| Given material |
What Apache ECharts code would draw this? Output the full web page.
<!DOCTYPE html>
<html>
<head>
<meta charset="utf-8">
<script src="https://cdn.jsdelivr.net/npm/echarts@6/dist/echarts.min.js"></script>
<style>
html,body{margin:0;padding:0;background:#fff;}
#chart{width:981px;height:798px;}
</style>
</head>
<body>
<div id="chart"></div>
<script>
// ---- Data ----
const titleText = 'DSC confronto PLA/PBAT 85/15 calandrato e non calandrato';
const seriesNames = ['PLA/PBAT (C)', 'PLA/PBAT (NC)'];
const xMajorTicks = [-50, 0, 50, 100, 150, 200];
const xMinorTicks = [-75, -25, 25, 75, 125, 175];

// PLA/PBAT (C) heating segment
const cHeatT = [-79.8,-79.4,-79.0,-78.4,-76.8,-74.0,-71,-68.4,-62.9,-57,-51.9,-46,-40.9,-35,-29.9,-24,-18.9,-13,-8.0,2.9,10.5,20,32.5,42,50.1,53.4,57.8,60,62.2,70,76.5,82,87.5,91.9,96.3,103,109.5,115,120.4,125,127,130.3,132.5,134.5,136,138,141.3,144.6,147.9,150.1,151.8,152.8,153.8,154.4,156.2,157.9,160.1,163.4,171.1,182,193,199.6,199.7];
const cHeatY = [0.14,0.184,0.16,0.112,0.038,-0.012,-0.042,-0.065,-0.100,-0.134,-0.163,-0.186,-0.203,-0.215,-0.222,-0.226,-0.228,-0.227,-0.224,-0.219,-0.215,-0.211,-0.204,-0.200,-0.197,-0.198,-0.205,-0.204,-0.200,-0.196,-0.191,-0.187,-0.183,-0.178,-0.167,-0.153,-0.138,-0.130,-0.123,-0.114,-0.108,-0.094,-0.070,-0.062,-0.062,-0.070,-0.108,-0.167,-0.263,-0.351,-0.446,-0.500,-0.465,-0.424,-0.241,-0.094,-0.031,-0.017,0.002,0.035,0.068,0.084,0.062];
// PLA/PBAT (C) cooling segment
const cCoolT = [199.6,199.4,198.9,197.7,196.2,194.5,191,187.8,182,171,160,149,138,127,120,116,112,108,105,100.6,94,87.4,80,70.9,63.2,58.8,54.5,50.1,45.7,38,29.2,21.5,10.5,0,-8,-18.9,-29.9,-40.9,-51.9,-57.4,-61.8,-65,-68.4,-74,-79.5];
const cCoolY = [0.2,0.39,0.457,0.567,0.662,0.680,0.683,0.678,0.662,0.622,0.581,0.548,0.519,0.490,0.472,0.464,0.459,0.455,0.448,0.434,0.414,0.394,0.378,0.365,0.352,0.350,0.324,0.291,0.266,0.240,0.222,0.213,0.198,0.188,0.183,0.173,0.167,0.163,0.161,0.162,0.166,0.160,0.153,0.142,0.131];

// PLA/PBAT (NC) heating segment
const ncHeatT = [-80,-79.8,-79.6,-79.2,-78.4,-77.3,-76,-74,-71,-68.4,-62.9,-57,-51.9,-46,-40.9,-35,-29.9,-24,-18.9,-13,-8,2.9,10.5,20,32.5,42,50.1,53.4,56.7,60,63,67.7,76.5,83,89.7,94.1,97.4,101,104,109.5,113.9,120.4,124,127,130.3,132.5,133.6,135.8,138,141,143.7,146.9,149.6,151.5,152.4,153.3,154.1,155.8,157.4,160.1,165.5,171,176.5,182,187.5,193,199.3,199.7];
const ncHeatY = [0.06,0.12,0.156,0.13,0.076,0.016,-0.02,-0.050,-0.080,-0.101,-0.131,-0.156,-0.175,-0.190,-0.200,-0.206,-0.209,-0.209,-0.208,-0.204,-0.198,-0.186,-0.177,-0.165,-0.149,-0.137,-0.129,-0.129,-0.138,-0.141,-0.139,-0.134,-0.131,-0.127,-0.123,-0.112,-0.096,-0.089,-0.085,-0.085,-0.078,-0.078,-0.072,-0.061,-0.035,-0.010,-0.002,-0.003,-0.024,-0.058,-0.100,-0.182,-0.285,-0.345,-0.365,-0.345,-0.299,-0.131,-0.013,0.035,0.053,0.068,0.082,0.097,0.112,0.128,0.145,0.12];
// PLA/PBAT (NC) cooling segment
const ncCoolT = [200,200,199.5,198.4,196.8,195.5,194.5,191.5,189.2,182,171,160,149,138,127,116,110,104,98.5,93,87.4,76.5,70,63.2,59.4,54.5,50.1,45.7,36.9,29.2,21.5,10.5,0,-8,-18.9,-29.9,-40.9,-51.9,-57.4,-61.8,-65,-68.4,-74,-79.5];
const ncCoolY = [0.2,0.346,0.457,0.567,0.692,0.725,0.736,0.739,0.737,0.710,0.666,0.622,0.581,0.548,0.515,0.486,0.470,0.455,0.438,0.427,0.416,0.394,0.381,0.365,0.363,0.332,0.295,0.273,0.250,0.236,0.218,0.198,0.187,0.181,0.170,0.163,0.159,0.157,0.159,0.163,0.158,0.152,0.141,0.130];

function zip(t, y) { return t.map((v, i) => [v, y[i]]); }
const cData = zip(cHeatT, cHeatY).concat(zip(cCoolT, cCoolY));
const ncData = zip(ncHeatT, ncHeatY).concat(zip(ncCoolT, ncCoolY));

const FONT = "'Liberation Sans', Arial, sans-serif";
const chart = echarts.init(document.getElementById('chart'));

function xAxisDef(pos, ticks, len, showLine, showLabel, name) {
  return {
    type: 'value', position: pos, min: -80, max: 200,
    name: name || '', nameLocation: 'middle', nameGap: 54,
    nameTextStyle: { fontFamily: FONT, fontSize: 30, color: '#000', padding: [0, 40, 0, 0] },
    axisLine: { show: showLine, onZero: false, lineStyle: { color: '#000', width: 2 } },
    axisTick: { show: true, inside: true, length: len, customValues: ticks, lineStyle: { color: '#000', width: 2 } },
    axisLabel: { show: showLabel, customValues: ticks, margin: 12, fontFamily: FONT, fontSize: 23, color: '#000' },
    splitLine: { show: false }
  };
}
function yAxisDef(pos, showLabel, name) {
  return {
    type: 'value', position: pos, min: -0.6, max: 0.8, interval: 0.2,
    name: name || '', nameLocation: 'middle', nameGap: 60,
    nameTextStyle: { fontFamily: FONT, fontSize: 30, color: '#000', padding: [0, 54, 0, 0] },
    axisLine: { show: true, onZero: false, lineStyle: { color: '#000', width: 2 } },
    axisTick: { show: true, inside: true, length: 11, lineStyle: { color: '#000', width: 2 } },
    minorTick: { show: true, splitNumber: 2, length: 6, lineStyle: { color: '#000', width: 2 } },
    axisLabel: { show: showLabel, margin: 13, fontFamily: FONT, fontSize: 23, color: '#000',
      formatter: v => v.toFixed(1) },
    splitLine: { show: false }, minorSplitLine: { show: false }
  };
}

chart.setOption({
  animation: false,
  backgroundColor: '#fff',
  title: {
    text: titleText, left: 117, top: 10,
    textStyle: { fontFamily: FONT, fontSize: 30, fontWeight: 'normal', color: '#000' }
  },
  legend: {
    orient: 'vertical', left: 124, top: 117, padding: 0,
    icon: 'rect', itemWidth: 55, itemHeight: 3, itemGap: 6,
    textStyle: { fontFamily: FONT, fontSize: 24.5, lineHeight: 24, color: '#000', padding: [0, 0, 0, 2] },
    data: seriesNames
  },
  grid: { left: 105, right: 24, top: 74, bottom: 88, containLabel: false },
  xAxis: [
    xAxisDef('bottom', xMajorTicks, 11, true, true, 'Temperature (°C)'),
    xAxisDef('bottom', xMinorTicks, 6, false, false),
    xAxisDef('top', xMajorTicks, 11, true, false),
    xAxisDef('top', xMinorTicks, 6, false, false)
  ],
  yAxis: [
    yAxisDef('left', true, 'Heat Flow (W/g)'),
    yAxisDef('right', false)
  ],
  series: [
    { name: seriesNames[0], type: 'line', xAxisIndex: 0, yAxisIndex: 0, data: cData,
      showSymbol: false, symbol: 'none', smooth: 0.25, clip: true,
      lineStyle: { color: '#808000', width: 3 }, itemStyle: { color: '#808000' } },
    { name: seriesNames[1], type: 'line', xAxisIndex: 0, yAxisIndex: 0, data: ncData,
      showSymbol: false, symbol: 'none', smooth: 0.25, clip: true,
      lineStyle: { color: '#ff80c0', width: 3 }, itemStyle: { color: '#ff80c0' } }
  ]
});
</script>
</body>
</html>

| What you are asked to do |
Beginning at the top of the data, please return every line until and including the line containing "const xMinorTicks = [-75, -25, 25, 75, 125, 175];", copied exactly, and nothing past it.

| The response |
What Apache ECharts code would draw this? Output the full web page.
<!DOCTYPE html>
<html>
<head>
<meta charset="utf-8">
<script src="https://cdn.jsdelivr.net/npm/echarts@6/dist/echarts.min.js"></script>
<style>
html,body{margin:0;padding:0;background:#fff;}
#chart{width:981px;height:798px;}
</style>
</head>
<body>
<div id="chart"></div>
<script>
// ---- Data ----
const titleText = 'DSC confronto PLA/PBAT 85/15 calandrato e non calandrato';
const seriesNames = ['PLA/PBAT (C)', 'PLA/PBAT (NC)'];
const xMajorTicks = [-50, 0, 50, 100, 150, 200];
const xMinorTicks = [-75, -25, 25, 75, 125, 175];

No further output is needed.